Wolfgang Amadeus Mozart (1756-1791)
String Quartet in D major, K.499 (“Hoffmeister”)
Allegretto
Menuetto
Adagio
Allegro
The “Hoffmeister” is a fascinating anomaly among Mozart’s string quartets. It matters little to us today that when it was first published, by Franz Anton Hoffmeister in Vienna in 1786, it was issued on its own rather than in the more usual set of six - although that, clearly, is the source of its nickname. What is really extraordinary about it is that, although it was written less than two years after the last of the set of quartets Mozart dedicated to Haydn and only three years before the first of those he dedicated to the King of Prussia, it has strong inclinations away from those neighbouring works towards Beethoven and even Schubert.
The anticipations of Schubert are mainly in the harmonies in the first movement, above all in the pathetic change to the minor in the second subject and in the modulations which extend the development section to positively romantic proportions. But there is something of Schubert also in the second movement, which is more a Viennese Ländler than a minuet, and in both the scoring and the adventurous harmonies of the Adagio. The future of the last movement, on the other hand, is with Beethoven, who borrowed the main theme for the finale of his Quartet in F, Op.18, No.1, and who learned much else from it besides.
Dmitri Shostakovich (1906-1975)
Piano Quintet in G minor, Op.57
Prelude
Fugue
Scherzo
Intermezzo
Finale
Shostakovich’s Piano Quintet is so well written for piano and strings that it is difficult to believe that it was conceived in the first place as a string quartet. The original suggestion for the work came, however, from the Beethoven Quartet, who had enjoyed such a success with Shostakovich’s First String Quartet that they wanted another of the same kind. During the course of composition in the summer of 1940 the piano part was added, Shostakovich later explained, “so that I would have the chance to take part myself and travel on concert tours.”

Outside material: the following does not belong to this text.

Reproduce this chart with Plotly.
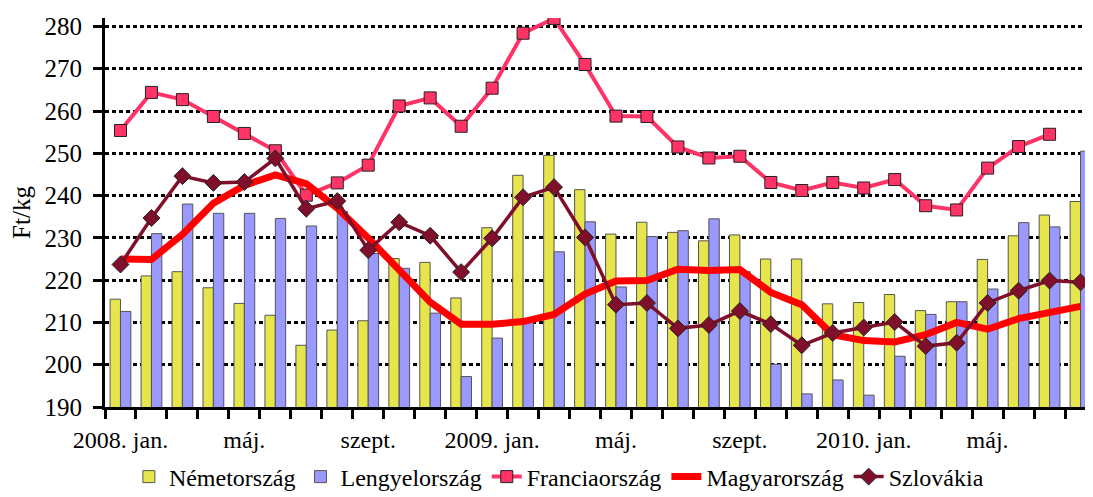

Of course, it cannot have been as simple as that. There must have been something in the material that positively invited the participation of the piano, which in its turn required a larger structure in five rather than the usual four movements. It is possible that, as originally conceived, the work began (in the manner of Beethoven’s Op.131) with the profoundly meditative Fugue which is now the second movement. The Prelude, with its opening piano flourish and its Bach keyboard allusions, would presumably have been added later. In the Fugue itself the presence of the piano, which makes a particularly magical first entry, adds not only textural variety but a structural dimension too.
The short and vigorously playful Scherzo, the one really quick movement of the five, acts as a central pivot as the work turns back on itself. Although the Intermezzo is not quite as serious as the Fugue , it balances it in its thoughtful use of baroque conventions. Similarly although the Finale is rather more cheerful than the Prelude, and more classical than baroque in form, it finds enough in common with the first movement to seal the long-term unity of the construction.
Gerald Larner©
Franz Peter Schubert (1797-1828)
Piano Trio in B flat major, Op.99. D.898
Allegro moderato
Andante un poco mosso
Scherzo: allegro
Rondo: allegro vivace
Schubert’s first piece for violin, cello and piano was a sonata movement written when he was no more than fifteen. He didn’t return to the piano trio for a long time but when he did, towards the end of 1827, he approached the medium with such confidence and such accomplishment as to produce two of the greatest works of their kind. Perhaps the inspiration was Beethoven’s masterful “Archduke” Trio in B flat, which had been performed in public in Vienna in 1825 by the same ensemble which was to perform Schubert’s Piano Trio in the same key only two years later.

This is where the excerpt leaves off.